◆ EXERCISE ◆
Pictures are not part of the copy. Retype the lines from the first one through the line that contains "const cuffStartEnd = [60,120];".

· · · · ·

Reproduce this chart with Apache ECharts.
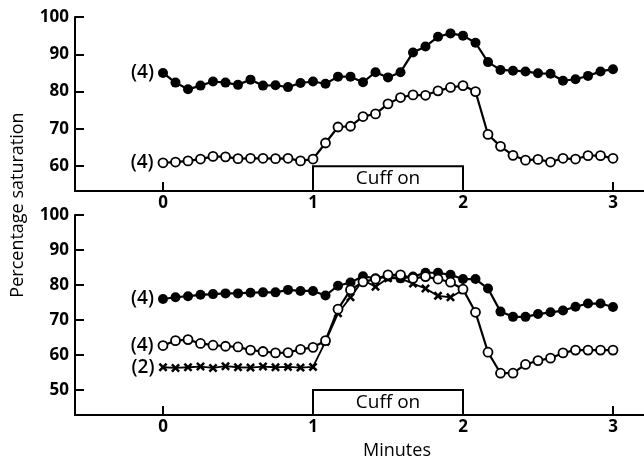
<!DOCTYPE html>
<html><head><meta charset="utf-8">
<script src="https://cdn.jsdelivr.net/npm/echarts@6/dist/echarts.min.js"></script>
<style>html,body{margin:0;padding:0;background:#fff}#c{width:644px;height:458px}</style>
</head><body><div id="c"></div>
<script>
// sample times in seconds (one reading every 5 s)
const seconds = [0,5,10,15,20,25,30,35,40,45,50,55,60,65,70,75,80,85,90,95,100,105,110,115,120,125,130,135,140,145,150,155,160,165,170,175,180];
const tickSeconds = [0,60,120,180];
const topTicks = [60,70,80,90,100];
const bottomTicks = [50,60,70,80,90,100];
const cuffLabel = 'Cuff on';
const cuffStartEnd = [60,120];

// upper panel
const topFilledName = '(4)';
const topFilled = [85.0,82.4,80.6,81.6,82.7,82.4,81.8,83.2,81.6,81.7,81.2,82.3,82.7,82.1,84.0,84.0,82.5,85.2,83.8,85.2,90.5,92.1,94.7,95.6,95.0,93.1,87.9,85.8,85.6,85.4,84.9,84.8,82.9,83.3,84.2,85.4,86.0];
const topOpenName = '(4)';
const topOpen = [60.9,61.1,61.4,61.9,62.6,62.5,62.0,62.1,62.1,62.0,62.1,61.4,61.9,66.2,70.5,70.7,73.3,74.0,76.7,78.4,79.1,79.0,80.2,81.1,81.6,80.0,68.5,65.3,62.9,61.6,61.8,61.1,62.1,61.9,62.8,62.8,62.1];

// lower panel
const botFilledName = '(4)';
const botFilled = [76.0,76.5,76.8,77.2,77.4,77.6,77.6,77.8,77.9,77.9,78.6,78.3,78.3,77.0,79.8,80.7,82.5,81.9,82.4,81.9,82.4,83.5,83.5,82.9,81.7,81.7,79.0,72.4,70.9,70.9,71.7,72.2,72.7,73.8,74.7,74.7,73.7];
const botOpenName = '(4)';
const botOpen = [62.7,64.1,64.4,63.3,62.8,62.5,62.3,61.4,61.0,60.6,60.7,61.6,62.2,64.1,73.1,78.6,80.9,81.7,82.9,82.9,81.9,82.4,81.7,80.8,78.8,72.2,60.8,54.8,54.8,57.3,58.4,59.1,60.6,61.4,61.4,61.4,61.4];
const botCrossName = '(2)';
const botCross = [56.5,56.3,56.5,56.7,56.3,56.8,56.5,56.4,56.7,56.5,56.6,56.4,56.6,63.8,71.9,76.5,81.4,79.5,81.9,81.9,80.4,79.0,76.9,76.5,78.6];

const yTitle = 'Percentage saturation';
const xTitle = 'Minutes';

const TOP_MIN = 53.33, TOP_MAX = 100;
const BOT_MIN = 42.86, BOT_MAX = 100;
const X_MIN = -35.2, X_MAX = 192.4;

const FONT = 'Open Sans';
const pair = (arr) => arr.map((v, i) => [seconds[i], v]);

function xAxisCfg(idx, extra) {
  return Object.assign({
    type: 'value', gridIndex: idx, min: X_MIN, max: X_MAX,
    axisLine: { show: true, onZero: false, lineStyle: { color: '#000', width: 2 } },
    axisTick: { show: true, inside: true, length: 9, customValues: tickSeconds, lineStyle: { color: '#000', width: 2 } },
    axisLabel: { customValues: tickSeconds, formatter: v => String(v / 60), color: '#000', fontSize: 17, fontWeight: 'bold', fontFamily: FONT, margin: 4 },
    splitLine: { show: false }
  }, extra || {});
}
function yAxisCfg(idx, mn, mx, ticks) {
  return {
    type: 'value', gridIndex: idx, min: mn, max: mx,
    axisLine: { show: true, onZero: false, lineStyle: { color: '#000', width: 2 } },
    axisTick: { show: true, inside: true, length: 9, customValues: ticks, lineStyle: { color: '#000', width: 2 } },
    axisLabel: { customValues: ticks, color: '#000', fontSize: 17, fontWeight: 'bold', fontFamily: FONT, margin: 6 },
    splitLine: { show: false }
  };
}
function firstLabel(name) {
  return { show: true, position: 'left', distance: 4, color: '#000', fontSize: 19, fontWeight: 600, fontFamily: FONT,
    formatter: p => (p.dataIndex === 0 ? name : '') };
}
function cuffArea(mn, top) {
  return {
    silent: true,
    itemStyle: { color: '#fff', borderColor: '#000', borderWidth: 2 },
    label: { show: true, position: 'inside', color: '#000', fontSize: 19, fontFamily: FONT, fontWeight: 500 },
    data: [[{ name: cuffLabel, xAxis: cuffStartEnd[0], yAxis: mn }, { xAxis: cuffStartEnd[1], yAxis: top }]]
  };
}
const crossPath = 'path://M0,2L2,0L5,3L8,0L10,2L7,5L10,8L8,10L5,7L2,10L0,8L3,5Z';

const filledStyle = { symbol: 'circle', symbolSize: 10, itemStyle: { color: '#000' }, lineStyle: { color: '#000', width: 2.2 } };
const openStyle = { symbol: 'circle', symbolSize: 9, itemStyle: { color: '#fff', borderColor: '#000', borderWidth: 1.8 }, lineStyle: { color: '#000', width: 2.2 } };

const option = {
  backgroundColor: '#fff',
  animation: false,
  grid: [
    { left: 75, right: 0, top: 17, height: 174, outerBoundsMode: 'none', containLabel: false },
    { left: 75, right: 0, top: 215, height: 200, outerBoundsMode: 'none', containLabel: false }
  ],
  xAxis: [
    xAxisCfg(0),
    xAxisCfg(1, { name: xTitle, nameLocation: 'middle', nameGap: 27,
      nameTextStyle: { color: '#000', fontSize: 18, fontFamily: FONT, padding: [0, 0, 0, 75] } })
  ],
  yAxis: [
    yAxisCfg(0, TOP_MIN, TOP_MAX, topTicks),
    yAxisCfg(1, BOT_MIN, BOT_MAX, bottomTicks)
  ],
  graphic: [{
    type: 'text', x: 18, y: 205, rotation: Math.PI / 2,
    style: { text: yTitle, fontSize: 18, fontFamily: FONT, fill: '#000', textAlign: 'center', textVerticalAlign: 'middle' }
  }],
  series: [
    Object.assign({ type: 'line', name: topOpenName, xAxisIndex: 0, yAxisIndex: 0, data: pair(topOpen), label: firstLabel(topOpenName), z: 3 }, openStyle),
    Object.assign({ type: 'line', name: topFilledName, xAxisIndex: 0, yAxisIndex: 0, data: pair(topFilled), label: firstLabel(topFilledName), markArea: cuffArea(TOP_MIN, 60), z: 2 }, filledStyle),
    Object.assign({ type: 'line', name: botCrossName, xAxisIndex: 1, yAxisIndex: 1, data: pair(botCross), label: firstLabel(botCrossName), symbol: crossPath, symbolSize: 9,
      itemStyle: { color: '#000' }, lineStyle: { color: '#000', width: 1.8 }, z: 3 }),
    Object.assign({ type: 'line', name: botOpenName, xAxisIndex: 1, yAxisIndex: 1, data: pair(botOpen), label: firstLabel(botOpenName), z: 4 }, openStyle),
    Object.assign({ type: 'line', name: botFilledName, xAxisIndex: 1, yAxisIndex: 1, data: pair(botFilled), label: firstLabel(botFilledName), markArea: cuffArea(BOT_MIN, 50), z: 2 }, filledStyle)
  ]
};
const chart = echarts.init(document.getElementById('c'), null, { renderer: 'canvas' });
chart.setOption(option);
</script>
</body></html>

· · · · ·

◆ EXERCISE ANSWER ◆
Reproduce this chart with Apache ECharts.
<!DOCTYPE html>
<html><head><meta charset="utf-8">
<script src="https://cdn.jsdelivr.net/npm/echarts@6/dist/echarts.min.js"></script>
<style>html,body{margin:0;padding:0;background:#fff}#c{width:644px;height:458px}</style>
</head><body><div id="c"></div>
<script>
// sample times in seconds (one reading every 5 s)
const seconds = [0,5,10,15,20,25,30,35,40,45,50,55,60,65,70,75,80,85,90,95,100,105,110,115,120,125,130,135,140,145,150,155,160,165,170,175,180];
const tickSeconds = [0,60,120,180];
const topTicks = [60,70,80,90,100];
const bottomTicks = [50,60,70,80,90,100];
const cuffLabel = 'Cuff on';
const cuffStartEnd = [60,120];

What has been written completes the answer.